What to produce
Produce an exact copy of all the data below, dropping every image.

#### Data block ####

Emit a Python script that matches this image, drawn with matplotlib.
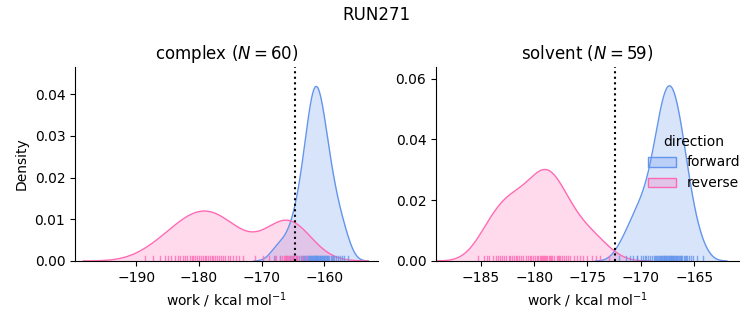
import numpy as np
import matplotlib
matplotlib.use("Agg")
from matplotlib import pyplot as plt
from matplotlib.patches import Patch
from matplotlib.colors import to_rgba

# work values (kcal/mol)
complex_forward = [-168.0, -167.0, -166.2, -165.5, -165.0, -164.6, -164.3, -164.0, -163.8, -163.6,
                   -163.4, -163.2, -163.05, -162.9, -162.75, -162.6, -162.5, -162.4, -162.3, -162.2,
                   -162.1, -162.0, -161.9, -161.8, -161.7, -161.65, -161.6, -161.5, -161.4, -161.35,
                   -161.3, -161.2, -161.1, -161.0, -160.95, -160.85, -160.75, -160.65, -160.55, -160.45,
                   -160.35, -160.25, -160.1, -160.0, -159.9, -159.8, -159.65, -159.5, -159.35, -159.2,
                   -159.0, -158.8, -158.65, -158.45, -158.15, -157.85, -157.5, -157.2, -156.8, -156.2]
complex_reverse = [-188.6, -187.4, -186.3, -185.5, -184.9, -184.4, -183.9, -183.4, -183.0, -182.6,
                   -182.2, -181.9, -181.5, -181.2, -180.9, -180.6, -180.3, -180.0, -179.7, -179.4,
                   -179.1, -178.9, -178.6, -178.3, -178.0, -177.7, -177.4, -177.1, -176.8, -176.5,
                   -176.1, -175.8, -175.4, -175.0, -174.6, -174.1, -173.6, -173.0, -171.0, -169.8,
                   -168.8, -167.9,
                   -167.7, -167.1, -166.8, -166.5, -166.3, -166.1, -165.9, -165.8, -165.6, -165.4,
                   -165.2, -165.0, -164.8, -164.6, -164.3, -164.0, -163.6, -162.9]
solvent_forward = [-172.0, -171.4, -171.0, -170.7, -170.4, -170.0, -169.6,
                   -170.4, -169.8, -169.5, -169.3, -169.1, -169.0, -168.8, -168.7, -168.6, -168.5,
                   -168.4, -168.3, -168.25, -168.15, -168.1, -168.0, -167.95, -167.85, -167.8, -167.75,
                   -167.65, -167.6, -167.55, -167.45, -167.4, -167.35, -167.27, -167.21, -167.14, -167.07,
                   -167.01, -166.94, -166.87, -166.81, -166.74, -166.66, -166.6, -166.52, -166.45, -166.36,
                   -166.28, -166.2, -166.1, -166.0, -165.89, -165.77, -165.64, -165.49, -165.3, -165.09,
                   -164.77, -164.19]
solvent_reverse = [-185.3, -184.7, -184.4, -184.2, -183.9, -183.6, -183.4, -183.2, -183.0, -182.8,
                   -182.6, -182.4, -182.3, -182.1, -181.9, -181.7, -181.6, -181.4, -181.2, -181.0,
                   -180.8, -180.6, -180.4, -180.3, -180.1, -179.9, -179.7, -179.6, -179.45, -179.35,
                   -179.25, -179.15, -179.05, -178.95, -178.85, -178.75, -178.65, -178.55, -178.4, -178.3,
                   -178.1, -177.9, -177.8, -177.7, -177.6, -177.4, -177.2, -177.0, -176.8, -176.6,
                   -176.3, -176.0, -175.7, -175.4, -175.0, -174.6, -174.2, -173.8, -173.0]

phases = ["complex", "solvent"]
n_cycles = [60, 59]
estimates = [-164.7, -172.4]
directions = ["forward", "reverse"]
colors = ["#6495ED", "#FF69B4"]
data = {"complex": [complex_forward, complex_reverse],
        "solvent": [solvent_forward, solvent_reverse]}


def kde(values, share=0.25):
    v = np.asarray(values)
    bw = v.std(ddof=1) * len(v) ** (-1 / 5)
    grid = np.linspace(v.min() - 3 * bw, v.max() + 3 * bw, 200)
    dens = np.exp(-0.5 * ((grid[:, None] - v[None, :]) / bw) ** 2).sum(1)
    dens /= len(v) * bw * np.sqrt(2 * np.pi)
    return grid, dens * share


fig = plt.figure(figsize=(7.53, 3.25), dpi=100)
axes = [fig.add_axes([0.0996, 0.197, 0.4027, 0.597]),
        fig.add_axes([0.579, 0.197, 0.4024, 0.597])]
xlims = [(-199.8, -151.4), (-189.2, -160.8)]
ylims = [(0, 0.0465), (0, 0.0638)]

for ax, phase, n, est, xl, yl in zip(axes, phases, n_cycles, estimates, xlims, ylims):
    for vals, c in zip(data[phase], colors):
        x, y = kde(vals)
        ax.fill_between(x, y, color=c, alpha=0.25, lw=0)
        ax.plot(x, y, color=c, lw=1)
    for vals, c in zip(data[phase], colors):
        for v in vals:
            ax.axvline(v, 0, 0.025, color=c, lw=1, alpha=0.8)
    ax.axvline(est, color="k", ls=":", lw=1.5)
    ax.set_xlim(xl)
    ax.set_ylim(yl)
    ax.set_title(f"{phase} ($N={n}$)")
    ax.set_xlabel("work / kcal mol$^{-1}$")
    ax.spines["top"].set_visible(False)
    ax.spines["right"].set_visible(False)

axes[0].set_ylabel("Density")

handles = [Patch(facecolor=to_rgba(c, 0.25), edgecolor=c, lw=1) for c in colors]
leg = fig.legend(handles, directions, title="direction", loc="center right",
                 bbox_to_anchor=(1, 0.5), frameon=False)
leg.get_title().set_fontsize(10)

fig.suptitle("RUN271")
fig.savefig("out.png")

####

Finished exercise
Emit a Python script that matches this image, drawn with matplotlib.
import numpy as np
import matplotlib
matplotlib.use("Agg")
from matplotlib import pyplot as plt
from matplotlib.patches import Patch
from matplotlib.colors import to_rgba

# work values (kcal/mol)
complex_forward = [-168.0, -167.0, -166.2, -165.5, -165.0, -164.6, -164.3, -164.0, -163.8, -163.6,
                   -163.4, -163.2, -163.05, -162.9, -162.75, -162.6, -162.5, -162.4, -162.3, -162.2,
                   -162.1, -162.0, -161.9, -161.8, -161.7, -161.65, -161.6, -161.5, -161.4, -161.35,
                   -161.3, -161.2, -161.1, -161.0, -160.95, -160.85, -160.75, -160.65, -160.55, -160.45,
                   -160.35, -160.25, -160.1, -160.0, -159.9, -159.8, -159.65, -159.5, -159.35, -159.2,
                   -159.0, -158.8, -158.65, -158.45, -158.15, -157.85, -157.5, -157.2, -156.8, -156.2]
complex_reverse = [-188.6, -187.4, -186.3, -185.5, -184.9, -184.4, -183.9, -183.4, -183.0, -182.6,
                   -182.2, -181.9, -181.5, -181.2, -180.9, -180.6, -180.3, -180.0, -179.7, -179.4,
                   -179.1, -178.9, -178.6, -178.3, -178.0, -177.7, -177.4, -177.1, -176.8, -176.5,
                   -176.1, -175.8, -175.4, -175.0, -174.6, -174.1, -173.6, -173.0, -171.0, -169.8,
                   -168.8, -167.9,
                   -167.7, -167.1, -166.8, -166.5, -166.3, -166.1, -165.9, -165.8, -165.6, -165.4,
                   -165.2, -165.0, -164.8, -164.6, -164.3, -164.0, -163.6, -162.9]
solvent_forward = [-172.0, -171.4, -171.0, -170.7, -170.4, -170.0, -169.6,
                   -170.4, -169.8, -169.5, -169.3, -169.1, -169.0, -168.8, -168.7, -168.6, -168.5,
                   -168.4, -168.3, -168.25, -168.15, -168.1, -168.0, -167.95, -167.85, -167.8, -167.75,
                   -167.65, -167.6, -167.55, -167.45, -167.4, -167.35, -167.27, -167.21, -167.14, -167.07,
                   -167.01, -166.94, -166.87, -166.81, -166.74, -166.66, -166.6, -166.52, -166.45, -166.36,
                   -166.28, -166.2, -166.1, -166.0, -165.89, -165.77, -165.64, -165.49, -165.3, -165.09,
                   -164.77, -164.19]
solvent_reverse = [-185.3, -184.7, -184.4, -184.2, -183.9, -183.6, -183.4, -183.2, -183.0, -182.8,
                   -182.6, -182.4, -182.3, -182.1, -181.9, -181.7, -181.6, -181.4, -181.2, -181.0,
                   -180.8, -180.6, -180.4, -180.3, -180.1, -179.9, -179.7, -179.6, -179.45, -179.35,
                   -179.25, -179.15, -179.05, -178.95, -178.85, -178.75, -178.65, -178.55, -178.4, -178.3,
                   -178.1, -177.9, -177.8, -177.7, -177.6, -177.4, -177.2, -177.0, -176.8, -176.6,
                   -176.3, -176.0, -175.7, -175.4, -175.0, -174.6, -174.2, -173.8, -173.0]

phases = ["complex", "solvent"]
n_cycles = [60, 59]
estimates = [-164.7, -172.4]
directions = ["forward", "reverse"]
colors = ["#6495ED", "#FF69B4"]
data = {"complex": [complex_forward, complex_reverse],
        "solvent": [solvent_forward, solvent_reverse]}


def kde(values, share=0.25):
    v = np.asarray(values)
    bw = v.std(ddof=1) * len(v) ** (-1 / 5)
    grid = np.linspace(v.min() - 3 * bw, v.max() + 3 * bw, 200)
    dens = np.exp(-0.5 * ((grid[:, None] - v[None, :]) / bw) ** 2).sum(1)
    dens /= len(v) * bw * np.sqrt(2 * np.pi)
    return grid, dens * share


fig = plt.figure(figsize=(7.53, 3.25), dpi=100)
axes = [fig.add_axes([0.0996, 0.197, 0.4027, 0.597]),
        fig.add_axes([0.579, 0.197, 0.4024, 0.597])]
xlims = [(-199.8, -151.4), (-189.2, -160.8)]
ylims = [(0, 0.0465), (0, 0.0638)]

for ax, phase, n, est, xl, yl in zip(axes, phases, n_cycles, estimates, xlims, ylims):
    for vals, c in zip(data[phase], colors):
        x, y = kde(vals)
        ax.fill_between(x, y, color=c, alpha=0.25, lw=0)
        ax.plot(x, y, color=c, lw=1)
    for vals, c in zip(data[phase], colors):
        for v in vals:
            ax.axvline(v, 0, 0.025, color=c, lw=1, alpha=0.8)
    ax.axvline(est, color="k", ls=":", lw=1.5)
    ax.set_xlim(xl)
    ax.set_ylim(yl)
    ax.set_title(f"{phase} ($N={n}$)")
    ax.set_xlabel("work / kcal mol$^{-1}$")
    ax.spines["top"].set_visible(False)
    ax.spines["right"].set_visible(False)

axes[0].set_ylabel("Density")

handles = [Patch(facecolor=to_rgba(c, 0.25), edgecolor=c, lw=1) for c in colors]
leg = fig.legend(handles, directions, title="direction", loc="center right",
                 bbox_to_anchor=(1, 0.5), frameon=False)
leg.get_title().set_fontsize(10)

fig.suptitle("RUN271")
fig.savefig("out.png")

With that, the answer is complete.